Key Maintenance Steps

  • Turn the pile every 1–2 weeks to add oxygen.
  • Keep moisture like a wrung-out sponge; add water or dry browns as needed.
  • Monitor temperature: a hot pile (130–160°F) means active breakdown, but cool compost still works slower.

Troubleshooting

  • Smelly compost: Add more browns and turn to aerate.
  • Pests: Bury food scraps in the center and use a closed bin.
  • Slow decomposition: Chop materials smaller and improve green-to-brown ratio.

How to Know When Compost Is Ready

Mature compost is dark, crumbly, and earthy-smelling. Most home systems produce usable compost in 3–12 months depending on management. Sift out large pieces to return to the bin.

Using Home Composting Results

Use finished compost as a soil amendment, mulch, or potting mix component. Apply a 1–3 inch layer to garden beds or mix into planting soil to improve structure and moisture retention.

Practical Application Tips

  • Vegetable beds: Mix 2–4 inches compost into top 6–8 inches of soil before planting.
  • Lawns: Topdress with a thin layer and let microorganisms incorporate it naturally.
  • Potted plants: Use 10–30% compost in potting mixes to avoid nutrient overload.
Did You Know?

Composting at home can reduce household waste by up to 30 percent. A typical family of four can divert hundreds of pounds of organic waste from landfills each year.

Real-World Example: A Family Compost Case Study

Sarah and Marcos started a backyard bin in a small suburban lot. They used a 1:2 green-to-brown ratio, turned the pile weekly, and kept a kitchen caddy for scraps. After six months they produced about 80 liters of compost.
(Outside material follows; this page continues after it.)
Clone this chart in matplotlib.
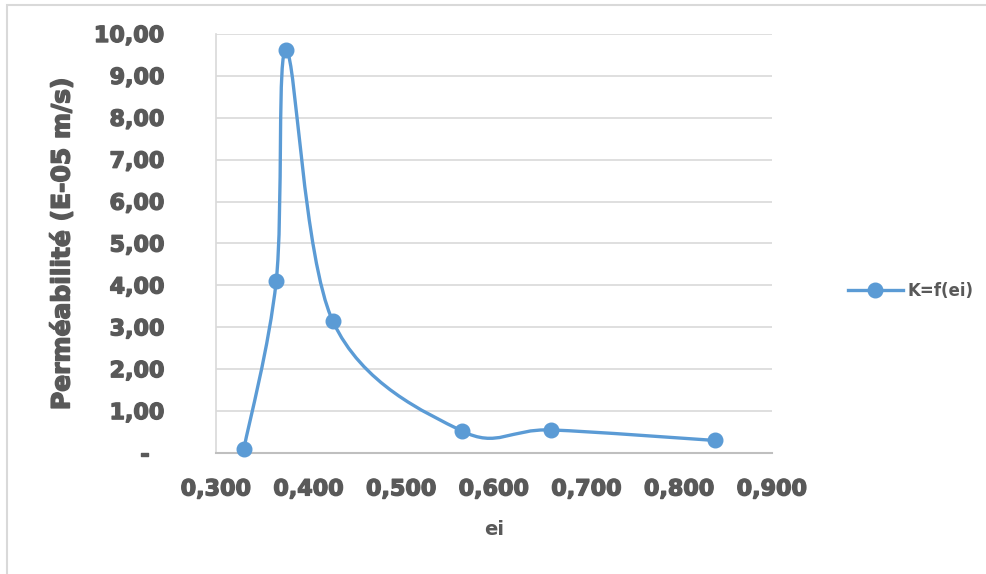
import matplotlib
matplotlib.use("Agg")
import matplotlib.pyplot as plt
import matplotlib.patheffects as pe
from matplotlib.path import Path
from matplotlib.patches import PathPatch, Rectangle
from matplotlib.lines import Line2D
import numpy as np

# Data
ei = [0.330, 0.365, 0.376, 0.426, 0.565, 0.662, 0.838]
K = [0.09, 4.11, 9.61, 3.15, 0.53, 0.55, 0.30]
series_name = "K=f(ei)"
x_label = "ei"
y_label = "Perméabilité (E-05 m/s)"
x_ticks = [0.3, 0.4, 0.5, 0.6, 0.7, 0.8, 0.9]
y_ticks = list(range(0, 11))

W, H = 987, 574
fig = plt.figure(figsize=(W / 100, H / 100), dpi=100)
L, R, T, B = 216, 772, 34, 453
ax = fig.add_axes([L / W, 1 - B / H, (R - L) / W, (B - T) / H])

blue = "#5B9BD5"
grey_txt = "#595959"
heavy = [pe.withStroke(linewidth=1.0, foreground=grey_txt)]

ax.set_xlim(0.3, 0.9)
ax.set_ylim(0, 10)

# gridlines
ax.set_yticks(y_ticks)
ax.set_xticks(x_ticks)
ax.grid(axis="y", color="#D9D9D9", lw=1.2)
ax.set_axisbelow(True)
for s in ["top", "right"]:
    ax.spines[s].set_visible(False)
ax.spines["left"].set_color("#D9D9D9")
ax.spines["left"].set_linewidth(1.2)
ax.spines["bottom"].set_color("#BFBFBF")
ax.spines["bottom"].set_linewidth(1.5)
ax.tick_params(length=0)

ylabels = ["-\u2007" if v == 0 else f"{v:.2f}".replace(".", ",") for v in y_ticks]
xlabels = [f"{v:.3f}".replace(".", ",") for v in x_ticks]
ax.set_yticklabels(ylabels, fontsize=16, fontweight="bold", color=grey_txt,
                   family="DejaVu Sans")
ax.set_xticklabels(xlabels, fontsize=16, fontweight="bold", color=grey_txt,
                   family="DejaVu Sans")
for t in ax.get_xticklabels() + ax.get_yticklabels():
    t.set_path_effects(heavy)
ax.tick_params(axis="y", pad=37)
ax.tick_params(axis="x", pad=19)

ax.set_xlabel(x_label, fontsize=14, fontweight="bold", color=grey_txt,
              family="DejaVu Sans", labelpad=15)
ax.set_ylabel(y_label, fontsize=18, fontweight="bold", color=grey_txt,
              family="DejaVu Sans", labelpad=14,
              path_effects=[pe.withStroke(linewidth=1.1, foreground=grey_txt)])

# Smoothed line (Catmull-Rom style Bezier as in spreadsheet smoothing)
P = np.column_stack([ei, K])
n = len(P)
verts = [tuple(P[0])]
codes = [Path.MOVETO]
for i in range(n - 1):
    p0 = P[i - 1] if i > 0 else P[i]
    p1 = P[i]
    p2 = P[i + 1]
    p3 = P[i + 2] if i + 2 < n else P[i + 1]
    c1 = p1 + (p2 - p0) / 6.0
    c2 = p2 - (p3 - p1) / 6.0
    verts += [tuple(c1), tuple(c2), tuple(p2)]
    codes += [Path.CURVE4] * 3
ax.add_patch(PathPatch(Path(verts, codes), facecolor="none", edgecolor=blue,
                       lw=2.4, capstyle="round", joinstyle="round", zorder=3))
ax.plot(ei, K, linestyle="none", marker="o", markersize=10.5, color=blue,
        zorder=4, clip_on=False)

# Legend
handle = Line2D([], [], color=blue, lw=2.4, marker="o", markersize=10.5)
fig.legend([handle], [series_name], loc="center left",
           bbox_to_anchor=(833 / W, 1 - 291 / H), frameon=False,
           prop={"family": "DejaVu Sans", "weight": "bold", "size": 12},
           labelcolor=grey_txt, handlelength=3.3, handletextpad=0.25)

# outer chart border
fig.patches.append(Rectangle((7 / W, -0.05), 1.05, 1 - 5 / H + 0.05,
                             transform=fig.transFigure, fill=False,
                             edgecolor="#D9D9D9", lw=1.5))

fig.savefig("out.png", dpi=100)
They used the compost in three raised beds and saw improved soil moisture and healthier tomato plants the following season. Their curbside trash volume dropped by one bag every week.

Quick Start Checklist for Home Composting

  • Pick a bin location in shade with good drainage.
  • Collect greens and browns separately before adding to the bin.
  • Aim for 1 part green to 2 parts brown by volume.
  • Turn the pile and monitor moisture weekly.
  • Use finished compost in garden beds after 3–12 months.

Conclusion: Small Steps, Big Impact

Home composting is practical and accessible. With basic tools and consistent care you can convert food scraps into valuable compost. Start small and scale up as you gain confidence.